Habit #4 – Think Win-Win


This is my favorite of the habits, as it is at the core of any great team. In Rabbi Daniel Lapin’s Book, Business Secrets from the Bible, Lapin repeatedly states that the purpose of business is to serve the needs of others. After all, if you aren’t serving the needs of anyone, then you have no customers and won’t be in business very long. To illustrate this, he talks about neighboring farmers, each of whom works independently and provides for all of their own needs. One day, they begin to travel to each other’s farms, only to discover that each has a superior skill to the other’s in a specific category. One has better milk producing cows, and one has better sheep and wool production. Each realizes that by putting their efforts towards what they are best at, and trading with their neighbor for what their neighbor is best at, provides both farms with the best goods without undue burden on either. In essence, each one specializes in a specific area where they excel. This is the basis of win-win. By collaboration, both parties come out ahead. You see this every day in team sports. In football, you never see an offensive lineman practicing his throwing arm by throwing deep to the team’s starting wideouts. Conversely, you don’t see quarterbacks lining up on the 7 man sled to practice blocking, either. It’s not in the team’s best interest for every player to try to learn every position. There simply isn’t enough time to teach them – nor is playing every position something each player is built to do both mentally and physically.

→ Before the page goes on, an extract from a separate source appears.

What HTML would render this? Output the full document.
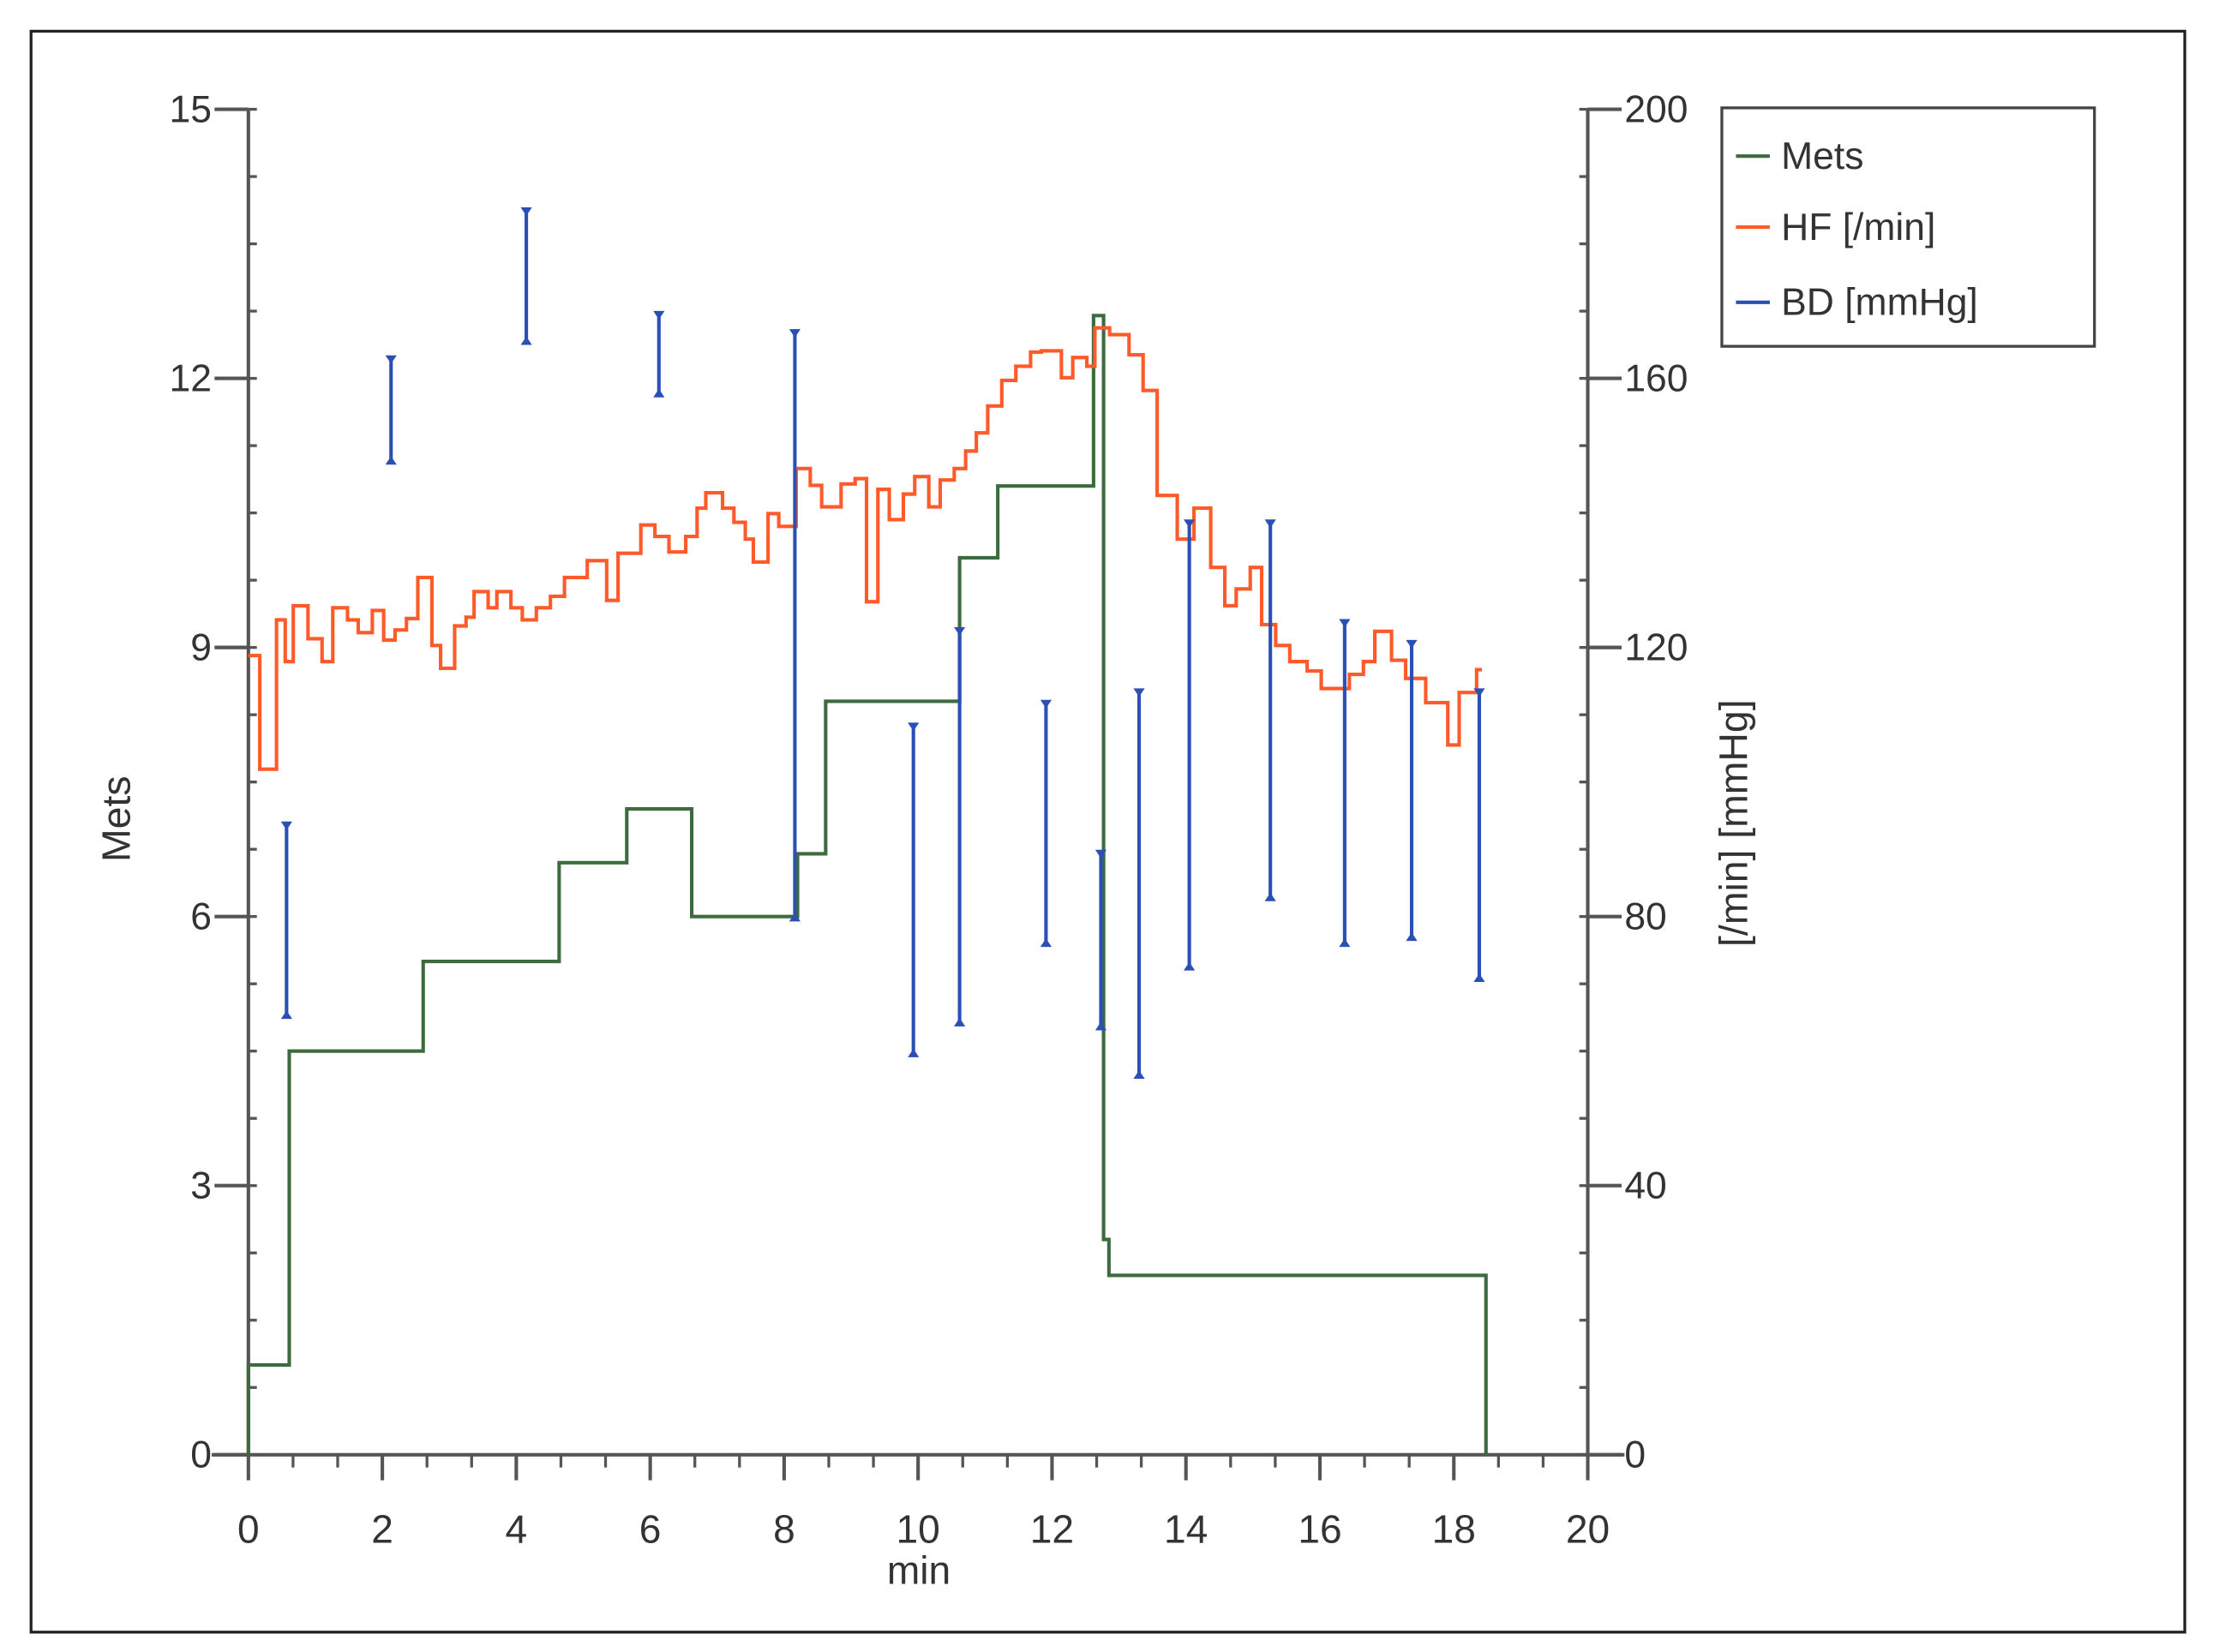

Unfortunately, in the business world, we far too often fail in understanding who our teammates are and who our competition is. People look at their peers as competition for the next promotion, and backstab them when they should support them. Teams jostle for key projects and budget as their management push agendas that serve their career goals and aspirations. Neither is helpful to the company as a whole, and in fact, is exceedingly detrimental. At the end of the day, your competition isn’t the people within your company – it’s the other companies vying for your market share! Teams and companies that can learn to think win-win can excel where others fail, simply because when both parties know they receive more than they are putting in, everyone works a little harder. Further, when time isn’t wasted politicking inside of the organization, each business unit becomes more efficient. This leads to better profitability, bonuses, and higher pay – which sounds like a win to me!

For data workers, perhaps the most common instance of this is the relationship between the data creators and the data consumers. Whether it’s the source DBA and the ETL team, or the ETL team and the Analytics team, or the Analytics team and the business end users, each step of the data flow is going to create conflict when you do not have a synergized team of individuals who are willing to think win-win. For example, how many times have you seen a developer shoehorn in a “temporary” solution for an “emergency” business need, only to find that same shoestring approach still in operation five or even ten years later? If both parties were thinking win-win instead of the business demanding a solution right now, then the developer could’ve create a more maintainable (and likely far more robust) solution that the requestor ever envisioned. I see this all the time between ETL and analytics teams, with the ETL team designing their code for quickest ETL performance, and suboptimal report performance. A prime example of this would be the overuse of codes within the warehouse without the associated decodes occurring. It always amazes me when a developer asks, “Can’t you decode it in the report?” Of course I can – but then the decode runs for all 10 billion records for every time a business end user uses that decode for a filter or group by, pulls it into temporary disk space, and then does a full text search of the temp table from there. That’s not the hallmark of efficiency – doing on a daily basis thousands of times what the ETL job only has to do once (and even then, only on the daily delta records rather than the full table). Another common example would be when the source DBA refuses to add in an index which would make the ETL processing time a tenth or less of what it is today. In both cases, not only are the immediate parties affected, but downstream data workers and consumers are as well. By thinking win-win, and trying to serve their customers, each team can create a better product. This should be second nature – it’s a shame it is so uncommon.